Hence we chose to look into the role of cognitive biases in the decisionmaking process related to the home-demolition policy. If we understand their place, we will achieve a better understanding of the decision-making process and the reasons why the policy remains in effect. We have chosen to focus on several relevant biases: loss aversion (the tendency to strongly prefer the avoidance of losses to the acquisition of gains); anchoring and adjustment (the tendency to select a starting value and then modify it in order to arrive at the final answer sought from the outset); over-optimism (excessive self-esteem that does not coincide with reality); overconfidence (an exaggerated estimate of the ability to predict future results); egocentric bias (too high a self-estimation of the person who evaluates the sequence of events); representativeness (basing decisions on the perceived closeness of values); and availability bias (evaluation of the probability of a particular event according to the ease with which cases or examples come to mind). We examined the possible influence of all of these biases on two decisions, that of 2005 to stop demolishing homes and its reversal in 2008.

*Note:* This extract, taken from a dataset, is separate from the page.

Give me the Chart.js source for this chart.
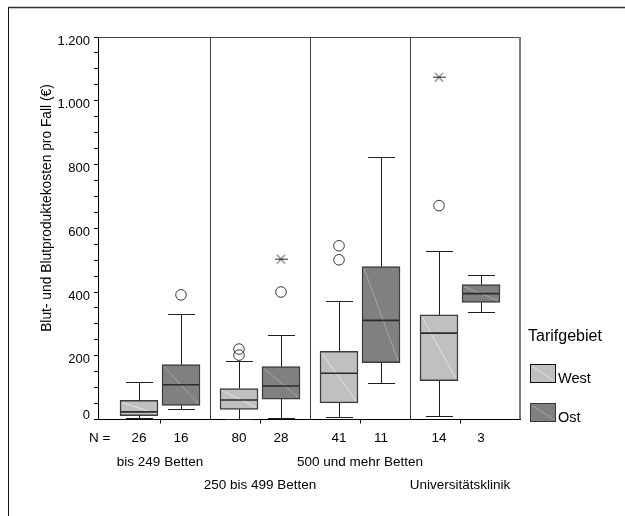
<!DOCTYPE html>
<html>
<head>
<meta charset="utf-8">
<script src="https://cdn.jsdelivr.net/npm/chart.js@4/dist/chart.umd.min.js"></script>
<style>
  html, body { margin: 0; padding: 0; background: #fff; }
  #wrap { width: 625px; height: 516px; position: relative; }
</style>
</head>
<body>
<div id="wrap"><canvas id="c" width="625" height="516"></canvas></div>
<script>
// Hospital size groups and case counts per tariff region
const groups = ['bis 249 Betten', '250 bis 499 Betten', '500 und mehr Betten', 'Universitätsklinik'];
const nWest = [26, 80, 41, 14];
const nOst = [16, 28, 11, 3];

// Five-number summaries (€ per case)
const westMin    = [3, 0, 4, 8];
const westQ1     = [12, 32, 52, 122];
const westMedian = [24, 61, 145, 271];
const westQ3     = [60, 97, 214, 328];
const westMax    = [117, 185, 371, 528];

const ostMin    = [29, 3, 112, 335];
const ostQ1     = [44, 64, 178, 367];
const ostMedian = [109, 105, 311, 395];
const ostQ3     = [172, 166, 480, 423];
const ostMax    = [330, 265, 824, 452];

// Outliers (circles) and extreme values (asterisks) per group
const westOutliers = [[], [221, 202], [545, 501], [671]];
const westExtremes = [[], [], [], [1074]];
const ostOutliers  = [[391], [400], [], []];
const ostExtremes  = [[], [503], [], []];

// Y axis labels
const yTickValues = [0, 200, 400, 600, 800, 1000, 1200];
const yTickLabels = ['0', '200', '400', '600', '800', '1.000', '1.200'];

const seriesNames = ['West', 'Ost'];
const OFFSET = 0.21;           // horizontal shift of each series from the group centre
const FONT = "'Liberation Sans', Arial, Helvetica, sans-serif";
const WEST_FILL = '#c0c0c0', OST_FILL = '#808080';
const WEST_DIAG = '#e2e2e2', OST_DIAG = '#a6a6a6';
const EDGE = '#3c3c3c';

Chart.defaults.font.family = FONT;
Chart.defaults.color = '#000';

// asterisk marker for extreme values
function makeAsterisk() {
  const c = document.createElement('canvas');
  c.width = 13; c.height = 11;
  const g = c.getContext('2d');
  g.strokeStyle = '#2a2a2a';
  g.lineWidth = 1;
  g.beginPath();
  g.moveTo(0, 5.5); g.lineTo(13, 5.5);
  g.moveTo(2.5, 1); g.lineTo(10.5, 10);
  g.moveTo(2.5, 10); g.lineTo(10.5, 1);
  g.stroke();
  return c;
}
const asterisk = makeAsterisk();

function boxData(q1, q3, dx) {
  return groups.map((_, i) => ({ x: i + dx, y: [q1[i], q3[i]] }));
}
function pointData(lists, dx) {
  const out = [];
  lists.forEach((vals, i) => vals.forEach(v => out.push({ x: i + dx, y: v })));
  return out;
}

const summaries = [
  { min: westMin, med: westMedian, max: westMax, diag: WEST_DIAG },
  { min: ostMin,  med: ostMedian,  max: ostMax,  diag: OST_DIAG }
];

const boxDetails = {
  id: 'boxDetails',
  beforeDraw(chart) {
    const ctx = chart.ctx, a = chart.chartArea, xs = chart.scales.x;
    ctx.save();
    ctx.fillStyle = '#fff';
    ctx.fillRect(0, 0, chart.width, chart.height);
    // outer frame
    ctx.strokeStyle = '#333';
    ctx.lineWidth = 1.5;
    ctx.beginPath();
    ctx.moveTo(8, 7.5); ctx.lineTo(chart.width, 7.5);
    ctx.stroke();
    ctx.lineWidth = 1;
    ctx.strokeStyle = '#111';
    ctx.beginPath();
    ctx.moveTo(8.5, 7.5); ctx.lineTo(8.5, chart.height);
    ctx.stroke();
    // plot frame: top and right
    ctx.strokeStyle = '#444';
    ctx.beginPath();
    ctx.moveTo(a.left, Math.round(a.top) + 0.5); ctx.lineTo(a.right, Math.round(a.top) + 0.5);
    ctx.stroke();
    ctx.strokeStyle = '#7a7a7a';
    ctx.lineWidth = 2;
    ctx.beginPath();
    ctx.moveTo(a.right, a.top); ctx.lineTo(a.right, a.bottom);
    ctx.stroke();
    // group separators
    ctx.strokeStyle = '#404040';
    ctx.lineWidth = 1;
    for (let i = 0; i < groups.length - 1; i++) {
      const px = Math.round(xs.getPixelForValue(i + 0.5)) + 0.5;
      ctx.beginPath();
      ctx.moveTo(px, a.top); ctx.lineTo(px, a.bottom);
      ctx.stroke();
    }
    ctx.restore();
  },
  afterDatasetsDraw(chart) {
    const ctx = chart.ctx, ys = chart.scales.y;
    ctx.save();
    [0, 1].forEach(d => {
      const meta = chart.getDatasetMeta(d);
      const s = summaries[d];
      meta.data.forEach((bar, i) => {
        const p = bar.getProps(['x', 'y', 'base', 'width'], true);
        const left = p.x - p.width / 2, right = p.x + p.width / 2;
        const top = Math.min(p.y, p.base), bottom = Math.max(p.y, p.base);
        const cx = Math.round(p.x) + 0.5;
        // diagonal sheen
        ctx.strokeStyle = s.diag;
        ctx.lineWidth = 1;
        ctx.beginPath();
        ctx.moveTo(left + 2, top + 2); ctx.lineTo(right - 2, bottom - 2);
        ctx.stroke();
        // whiskers
        const yMax = Math.round(ys.getPixelForValue(s.max[i])) + 0.5;
        const yMin = Math.round(ys.getPixelForValue(s.min[i])) - 0.5;
        ctx.strokeStyle = '#1e1e1e';
        ctx.lineWidth = 1;
        ctx.beginPath();
        ctx.moveTo(cx, top); ctx.lineTo(cx, yMax);
        ctx.moveTo(cx, bottom); ctx.lineTo(cx, yMin);
        ctx.moveTo(cx - 13.5, yMax); ctx.lineTo(cx + 13.5, yMax);
        ctx.moveTo(cx - 13.5, yMin); ctx.lineTo(cx + 13.5, yMin);
        ctx.stroke();
        // median
        const yMed = ys.getPixelForValue(s.med[i]);
        ctx.strokeStyle = '#2a2a2a';
        ctx.lineWidth = 1.6;
        ctx.beginPath();
        ctx.moveTo(left + 1, yMed); ctx.lineTo(right - 1, yMed);
        ctx.stroke();
      });
    });
    ctx.restore();
  },
  afterDraw(chart) {
    const ctx = chart.ctx, xs = chart.scales.x;
    ctx.save();
    ctx.fillStyle = '#000';
    // y axis title
    ctx.save();
    ctx.translate(47, 208);
    ctx.rotate(-Math.PI / 2);
    ctx.font = '13.8px ' + FONT;
    ctx.textAlign = 'center';
    ctx.textBaseline = 'middle';
    ctx.fillText('Blut- und Blutproduktekosten pro Fall (€)', 0, 0);
    ctx.restore();
    // case counts
    ctx.font = '13.5px ' + FONT;
    ctx.textBaseline = 'middle';
    ctx.textAlign = 'left';
    ctx.fillText('N =', 89, 438);
    ctx.textAlign = 'center';
    groups.forEach((g, i) => {
      ctx.fillText(String(nWest[i]), xs.getPixelForValue(i - OFFSET), 438);
      ctx.fillText(String(nOst[i]), xs.getPixelForValue(i + OFFSET), 438);
      // staggered group names
      ctx.fillText(g, xs.getPixelForValue(i), i % 2 === 0 ? 462 : 485);
    });
    // legend
    ctx.textAlign = 'left';
    ctx.font = '16px ' + FONT;
    ctx.fillText('Tarifgebiet', 528, 337);
    const fills = [WEST_FILL, OST_FILL], diags = [WEST_DIAG, OST_DIAG], borders = ['#111', '#3a3a3a'];
    const tops = [364.5, 403.5];
    seriesNames.forEach((name, k) => {
      const x0 = 530.5, y0 = tops[k], w = 25, h = 18;
      ctx.fillStyle = fills[k];
      ctx.fillRect(x0, y0, w, h);
      ctx.strokeStyle = diags[k];
      ctx.lineWidth = 1;
      ctx.beginPath();
      ctx.moveTo(x0 + 2, y0 + 2); ctx.lineTo(x0 + w - 2, y0 + h - 2);
      ctx.stroke();
      ctx.strokeStyle = borders[k];
      ctx.lineWidth = 1;
      ctx.strokeRect(x0, y0, w, h);
      ctx.fillStyle = '#000';
      ctx.font = '14.5px ' + FONT;
      ctx.fillText(name, 558, y0 + 14.5);
    });
    ctx.restore();
  }
};

new Chart(document.getElementById('c'), {
  type: 'bar',
  data: {
    datasets: [
      { label: 'West', data: boxData(westQ1, westQ3, -OFFSET), backgroundColor: WEST_FILL,
        borderColor: EDGE, borderWidth: 1.5, borderSkipped: false, barThickness: 38, grouped: false, order: 2 },
      { label: 'Ost', data: boxData(ostQ1, ostQ3, OFFSET), backgroundColor: OST_FILL,
        borderColor: EDGE, borderWidth: 1.5, borderSkipped: false, barThickness: 38, grouped: false, order: 2 },
      { type: 'scatter', label: 'West Ausreißer', data: pointData(westOutliers, -OFFSET),
        pointStyle: 'circle', pointRadius: 5.3, borderColor: '#3a3a3a', backgroundColor: 'rgba(0,0,0,0)', borderWidth: 1, order: 1 },
      { type: 'scatter', label: 'Ost Ausreißer', data: pointData(ostOutliers, OFFSET),
        pointStyle: 'circle', pointRadius: 5.3, borderColor: '#3a3a3a', backgroundColor: 'rgba(0,0,0,0)', borderWidth: 1, order: 1 },
      { type: 'scatter', label: 'West Extremwerte', data: pointData(westExtremes, -OFFSET),
        pointStyle: asterisk, pointRadius: 6, order: 1 },
      { type: 'scatter', label: 'Ost Extremwerte', data: pointData(ostExtremes, OFFSET),
        pointStyle: asterisk, pointRadius: 6, order: 1 }
    ]
  },
  options: {
    responsive: false,
    devicePixelRatio: 1,
    animation: false,
    events: [],
    layout: { padding: { top: 37, left: 0, right: 105, bottom: 0 } },
    plugins: { legend: { display: false }, tooltip: { enabled: false } },
    scales: {
      x: {
        type: 'linear',
        min: -0.62,
        max: 3.6,
        offset: false,
        afterFit(scale) { scale.height = 96.5; },
        afterBuildTicks(scale) { scale.ticks = groups.map((_, i) => ({ value: i })); },
        ticks: { callback: () => '', autoSkip: false },
        grid: { drawOnChartArea: false, offset: false, tickLength: 4, color: '#000', tickColor: '#000' },
        border: { display: true, color: '#000', width: 1 }
      },
      y: {
        type: 'linear',
        min: 0,
        max: 1200,
        afterFit(scale) { scale.width = 98; },
        ticks: {
          stepSize: 50,
          autoSkip: false,
          padding: 4,
          labelOffset: 4,
          font: { size: 13, family: FONT },
          color: '#000',
          callback(value) {
            const k = yTickValues.indexOf(value);
            if (k < 0) return '';
            return value === 0 ? [yTickLabels[k], ''] : yTickLabels[k];
          }
        },
        grid: { drawOnChartArea: false, tickLength: 4, color: '#000', tickColor: '#000' },
        border: { display: true, color: '#000', width: 1 }
      }
    }
  },
  plugins: [boxDetails]
});
</script>
</body>
</html>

Our examination leads us to the conclusion that cognitive biases played a role in decisions about the policy of home demolitions. We also concluded that the use of the policy over the years and the decision to revive it in 2008, after a three-year suspension, can largely be attributed to a mistaken impression rather than to some malicious intent.
Our Recommendation. To deal with cognitive biases, a decision-making mechanism should be adopted that takes these biases into account, and even endeavors to offset them.
The new decision-making mechanism for should be based on five pillars:
(1) Periodic reexamination of the policy by bodies with no commitment to the previous policy. The Shani Commission is an excellent example of such an independent group. Justices Rubinstein and Hayut recognized this in their opinion on the appeal in principle against the home-demolition policy and ruled that periodic reexamination of the policy, including research and monitoring of implementation, should be considered in the future.
(2) Appointment of a person whose role is to challenge the current policy and present other and contrary considerations to those that ground it.
(3) Separation of the groups that participate in the decision-making processes in a manner that balances the biases; for example, isolation of those who gather the information from those who make the final decision. This separation would prevent the biases in data collection from infiltrating the decision-making process itself. In order to make the decision more influential, the data that led to the conclusion should be presented with the highest possible degree of transparency.
(4) If the objective of the policy is to achieve a certain desirable outcome, such as deterrence, the data employed must reflect the efficacy of the policy to achieve that objective.
(5) In the case of home demolition, even the courts sometimes find it difficult to take the appropriate rational considerations into account. One possible option is to institute an independent oversight body, similar to the Shani commission, that could deal rationally with the difficult issues raised by the policy. The demand that decision-makers submit their rational grounds to
the oversight body could reduce the negative impact of cognitive biases.